Cependant le sorcier ce prit à regretter son acte cruel et il résolut de retirer le sort qu’il avait jeté. À cet effet il se rend au logis de la pauvre possédée et, dès qu’il est en sa présence, il commence différentes manœuvres telles que placer des bougies dans divers endroits, mettre de l’eau dans une assiette et mélangez de la poudre, puis marmotter les paroles destinées à retirer la mauvaise influence dont il s’était servi contre elle. Moins d’une demi-heure après la jeune fille se réveille et se met à parler. Elle reconnaît son entourage, sa gaieté revient, elle recouvre son état normal, sans avoir la moindre souvenir des événements qui se sont passés.

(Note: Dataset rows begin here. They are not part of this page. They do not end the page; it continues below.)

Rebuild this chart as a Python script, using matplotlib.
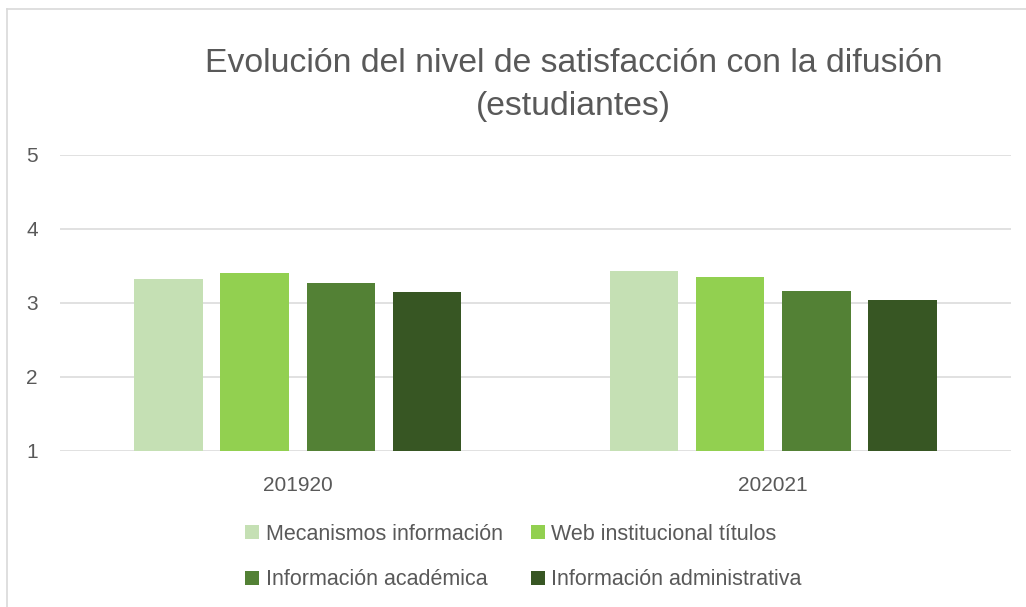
import numpy as np
import matplotlib.pyplot as plt
from matplotlib.lines import Line2D

# Data
years = ['201920', '202021']
series = ['Mecanismos información', 'Web institucional títulos',
          'Información académica', 'Información administrativa']
mecanismos = [3.33, 3.43]
web = [3.41, 3.35]
academica = [3.27, 3.16]
administrativa = [3.15, 3.04]
colors = ['#C5E0B4', '#92D050', '#538135', '#375623']

plt.rcParams['font.family'] = ['Liberation Sans', 'DejaVu Sans']
text_col = '#595959'
grid_col = '#D9D9D9'

fig = plt.figure(figsize=(10.26, 6.07), dpi=100)
ax = fig.add_axes([60 / 1026, 1 - 451 / 607, 951 / 1026, 296 / 607])

x = np.arange(len(years))
width = 0.144
step = 0.181
values = [mecanismos, web, academica, administrativa]
bars = []
for i, (vals, name, col) in enumerate(zip(values, series, colors)):
    b = ax.bar(x + (i - 1.5) * step, vals, width, color=col, label=name, zorder=3)
    bars.append(b)

ax.set_xlim(-0.5, 1.5)
ax.set_ylim(1, 5)
ax.set_yticks([1, 2, 3, 4, 5])
ax.set_xticks(x)
ax.set_xticklabels(years)
ax.grid(axis='y', color=grid_col, linewidth=1.1, zorder=0)
for s in ax.spines.values():
    s.set_visible(False)
ax.tick_params(axis='both', length=0, labelsize=15, labelcolor=text_col)
ax.tick_params(axis='y', pad=16)
ax.tick_params(axis='x', pad=18)

fig.text(0.559, 1 - 63 / 607, 'Evolución del nivel de satisfacción con la difusión',
         ha='center', va='center', fontsize=24.3, color=text_col)
fig.text(0.559, 1 - 106 / 607, '(estudiantes)',
         ha='center', va='center', fontsize=24.3, color=text_col)

# legend filled row by row like the original
order = [0, 2, 1, 3]
fig.legend([bars[i] for i in order], [series[i] for i in order],
           loc='center', bbox_to_anchor=(0.51, 1 - 557 / 607), ncol=2,
           frameon=False, fontsize=15.5, labelcolor=text_col,
           handlelength=0.65, handleheight=0.65, handletextpad=0.3,
           columnspacing=1.3, labelspacing=1.15)

# chart area border (top and left visible)
fig.add_artist(Line2D([7 / 1026, 1], [1 - 9 / 607, 1 - 9 / 607],
                      transform=fig.transFigure, color=grid_col, lw=1.2))
fig.add_artist(Line2D([7 / 1026, 7 / 1026], [0, 1 - 9 / 607],
                      transform=fig.transFigure, color=grid_col, lw=1.2))

fig.savefig('out.png', dpi=100)
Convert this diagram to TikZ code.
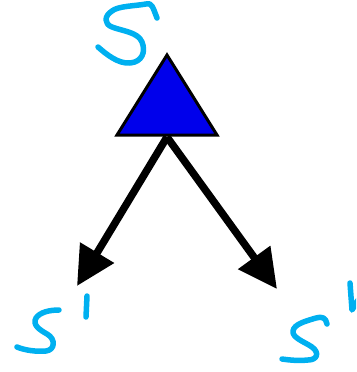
\documentclass[tikz,border=0pt]{standalone}
\usetikzlibrary{arrows.meta}
\definecolor{ink}{RGB}{0,176,240}
\definecolor{triblue}{RGB}{0,0,235}
\tikzset{
  hand/.style={draw=ink, line width=5.5pt, line cap=round, line join=round},
  edge/.style={draw=black, line width=7.5pt, -{Triangle[length=39pt,width=38pt]}},
}
\begin{document}
\begin{tikzpicture}[x=1pt,y=-1pt]
\useasboundingbox (0,0) rectangle (356,372);
\clip (0,0) rectangle (356,372);
% triangle
\draw[fill=triblue, draw=black, line width=3pt, line join=miter] (167,55) -- (217,135) -- (117,135) -- cycle;
\coordinate (src) at (167,137);
\coordinate (left) at (77,286);
\coordinate (right) at (277,289);
\draw[edge] (src) -- (left);
\draw[edge] (src) -- (right);
% top S
\draw[hand] (157,18) .. controls (153,8) and (152,2) .. (146,4)
  .. controls (135,6) and (118,6) .. (112,11)
  .. controls (104,16) and (104,24) .. (112,27)
  .. controls (122,31) and (138,32) .. (142,42)
  .. controls (146,52) and (142,62) .. (130,63)
  .. controls (118,64) and (106,54) .. (98,47);
% left S'
\draw[hand] (59,310) .. controls (50,310) and (40,312) .. (36,318)
  .. controls (32,325) and (40,330) .. (47,334)
  .. controls (56,339) and (55,350) .. (46,351)
  .. controls (36,352) and (24,350) .. (17,347);
\draw[hand] (87,296) -- (86,317);
% right S'
\draw[hand] (327,324) .. controls (326,318) and (322,316) .. (316,318)
  .. controls (306,321) and (294,324) .. (293,331)
  .. controls (292,338) and (305,342) .. (312,347)
  .. controls (320,353) and (317,360) .. (308,360)
  .. controls (298,361) and (289,360) .. (282,359);
\draw[hand] (350,283) -- (352,310) -- (358,300);
\end{tikzpicture}
\end{document}
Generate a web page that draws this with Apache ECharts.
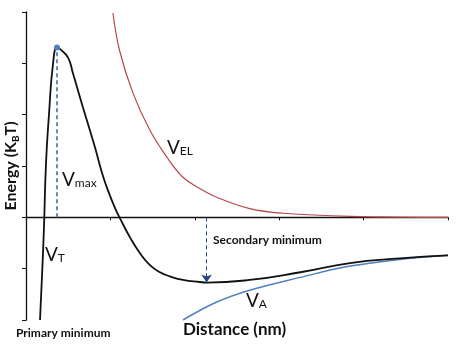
<!DOCTYPE html>
<html><head><meta charset="utf-8">
<script src="https://cdn.jsdelivr.net/npm/echarts@6/dist/echarts.min.js"></script>
<style>html,body{margin:0;padding:0;background:#fff}#c{width:456px;height:346px}</style>
</head><body><div id="c"></div>
<script>
// Total interaction energy V_T
const vtX = [0.166, 0.19, 0.213, 0.237, 0.273, 0.32, 0.367, 0.40, 0.498, 0.557, 0.616, 0.675, 0.758, 0.818, 0.900, 0.972, 1.055, 1.114, 1.232, 1.351, 1.469, 1.588, 1.706, 1.86, 2.06, 2.14, 2.65, 3.25, 3.84, 4.43, 5.0];
const vtY = [-2.0, -1.13, -0.19, 1.05, 2.02, 2.99, 3.31, 3.28, 3.11, 2.80, 2.47, 2.14, 1.69, 1.36, 0.87, 0.52, 0.18, -0.02, -0.39, -0.70, -0.93, -1.07, -1.15, -1.22, -1.26, -1.27, -1.22, -1.07, -0.89, -0.80, -0.74];
// Electrostatic repulsion V_EL
const velX = [1.03, 1.11, 1.27, 1.47, 1.67, 1.86, 2.06, 2.26, 2.65, 3.05, 3.84, 5.0];
const velY = [3.98, 3.24, 2.41, 1.69, 1.17, 0.78, 0.56, 0.39, 0.17, 0.08, 0.02, 0.0];
// van der Waals attraction V_A
const vaX = [1.86, 2.26, 2.65, 3.25, 3.84, 4.43, 5.0];
const vaY = [-2.0, -1.65, -1.42, -1.17, -0.95, -0.82, -0.74];
// Annotated points
const vmaxPoint = [0.367, 3.31];
const secMinPoint = [2.14, -1.27];
const xTicks = [0, 1, 2, 3, 4, 5];
const yTicks = [-2, -1, 0, 1, 2, 3, 4];

const zip = (xs, ys) => xs.map((x, i) => [x, ys[i]]);
const chart = echarts.init(document.getElementById('c'));
const font = 'Lato, "Open Sans", sans-serif';
const vLabel = (t, s) => ({
  rich: {v: {fontFamily: font, fontSize: 19, fill: '#111'}, s: {fontFamily: font, fontSize: 12, fill: '#111', padding: [8, 0, 0, 0]}},
  text: '{v|' + t + '}{s|' + s + '}'
});
chart.setOption({
  animation: false,
  grid: {left: 26, right: 8, top: 12, bottom: 26, containLabel: false, outerBoundsMode: 'none'},
  xAxis: {
    type: 'value', min: xTicks[0], max: xTicks[xTicks.length - 1], interval: 1,
    axisLine: {onZero: true, lineStyle: {color: '#111', width: 1.3}},
    axisTick: {show: true, length: 3, lineStyle: {color: '#111'}},
    axisLabel: {show: false}, splitLine: {show: false}
  },
  yAxis: {
    type: 'value', min: yTicks[0], max: yTicks[yTicks.length - 1], interval: 1,
    axisLine: {onZero: false, lineStyle: {color: '#111', width: 1.3}},
    axisTick: {show: true, length: 4, lineStyle: {color: '#111'}},
    axisLabel: {show: false}, splitLine: {show: false},
    name: '{a|Energy (K}{s|B}{a|T)}', nameLocation: 'middle', nameGap: 5,
    nameTextStyle: {
      rich: {
        a: {fontFamily: font, fontWeight: 'bold', fontSize: 16, color: '#111', lineHeight: 20},
        s: {fontFamily: font, fontWeight: 'bold', fontSize: 10, color: '#111', lineHeight: 20, verticalAlign: 'bottom', padding: [6, 0, 0, 0]}
      }
    }
  },
  series: [
    {type: 'line', name: 'VEL', data: zip(velX, velY), smooth: 0.4, showSymbol: false,
     lineStyle: {color: '#b5474a', width: 1.2}},
    {type: 'line', name: 'VA', data: zip(vaX, vaY), smooth: 0.4, showSymbol: false,
     lineStyle: {color: '#4f81bd', width: 1.5}},
    {type: 'line', name: 'VT', data: zip(vtX, vtY), smooth: 0.5, showSymbol: false, z: 3,
     lineStyle: {color: '#111', width: 1.8},
     markLine: {
       silent: true, animation: false, label: {show: false},
       data: [
         [{coord: [vmaxPoint[0], 0], symbol: 'none'},
          {coord: vmaxPoint, symbol: 'circle', symbolSize: 6, lineStyle: {color: '#4f81bd', type: [4, 3], width: 1.8}, itemStyle: {color: '#4f81bd'}}],
         [{coord: [secMinPoint[0], 0], symbol: 'none'},
          {coord: secMinPoint, symbol: 'arrow', symbolSize: 8, lineStyle: {color: '#1f497d', type: [4, 3], width: 1}, itemStyle: {color: '#1f497d'}}]
       ]
     }}
  ],
  graphic: [
    {type: 'text', left: 62, top: 170, style: vLabel('V', 'max')},
    {type: 'text', left: 45, top: 245, style: vLabel('V', 'T')},
    {type: 'text', left: 167, top: 138, style: vLabel('V', 'EL')},
    {type: 'text', left: 246, top: 291, style: vLabel('V', 'A')},
    {type: 'text', left: 213, top: 234, style: {text: 'Secondary minimum', font: 'bold 12px ' + font, fill: '#111'}},
    {type: 'text', left: 16, top: 327, style: {text: 'Primary minimum', font: 'bold 12px ' + font, fill: '#111'}},
    {type: 'text', left: 183, top: 321, style: {text: 'Distance (nm)', font: 'bold 17px ' + font, fill: '#111'}}
  ]
});
</script></body></html>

Voici les renseignements que j’ai recueillis sur ce cas. La malade appartient à une famille névropathique ; la mère, nerveuse, irritable, a eu, dès sa plus tendre enfance, des crises de colère suivie de suffocation. Jusqu’à l’approche de ces règles elle ne présente rien de particulier ; mais vers cette époque elle change de caractère, devient sombre, violente, et présente des douleurs ainsi que des secousses nerveuses dans tous les membres. À la puberté on remarque des symptômes manifestement hystériques. Par exemple, elle invente de toutes pièces, une foule d’histoires scandaleuses dont elle se prétend l’héroïne. On fait en outre les constatations suivantes : ovarie gauche avec une sensation de suffocation à la pression et anesthésie passagère dans diverses régions du corps. Enfin elle présente une suggestibilité tout à fait extraordinaire à l’état de veille. [p. 89]

Les cas de ce genre sont très fréquents. L’hystérie, en effet, est très répandue dans la population russe. Or les hystériques vivent au milieu de toutes ces superstitions, elles manquent d’instruction, leur imagination maladive trouve dans tous les préjugés un aliment puissant pour l’autosuggestion. Nous passerons rapidement sur la contagion des crises hystériques ou des possessions démoniaques. Les malades de ce genre se rendre à 4 heures du matin vers la chapelle de Saint Panteleymon située à Moscou et là, pendant que le prêtre invoque ce saint, ils sont soulagés de leurs maux.

Profitant de l’occasion, je vous parlerai d’un soi-disant sorcier, paysan d’une province de la Pologne, lequel jouissait d’une réputation considérable. Quand on ne l’invitait pas à une noce, le jeune couple ne devait avoir que des relations fraternelles ; si au contraire on le conviait et lui offrait des présents, la prospérité du jeune ménage était assurée.

Les médecins, qui sont en contact constant avec les masses, doivent connaître à fond les phénomènes de la suggestion et de l’hypnotisme. C’est à eux que s’impose le devoir de répandre dans la population des notions exactes et de combattre les superstitions entretenues par l’ignorance.

Gardons-nous de passer sous silence que c’est sous la direction de nos célèbres professeurs Bechtereff et Serebrenkoff que s’est fondé le journal : Le messager de la psychologie, de l’anthropologie criminelle et de l’hypnotisme. Toute une partie de ce journal est consacrée aux questions relatives à l’hypnotisme. Les noms des professeurs Bechtereff et Serebrenkoff nous sont garants du caractère éminemment scientifique de ce journal ; j’aurai à cœur de vous signaler les principaux articles qui seront publiés.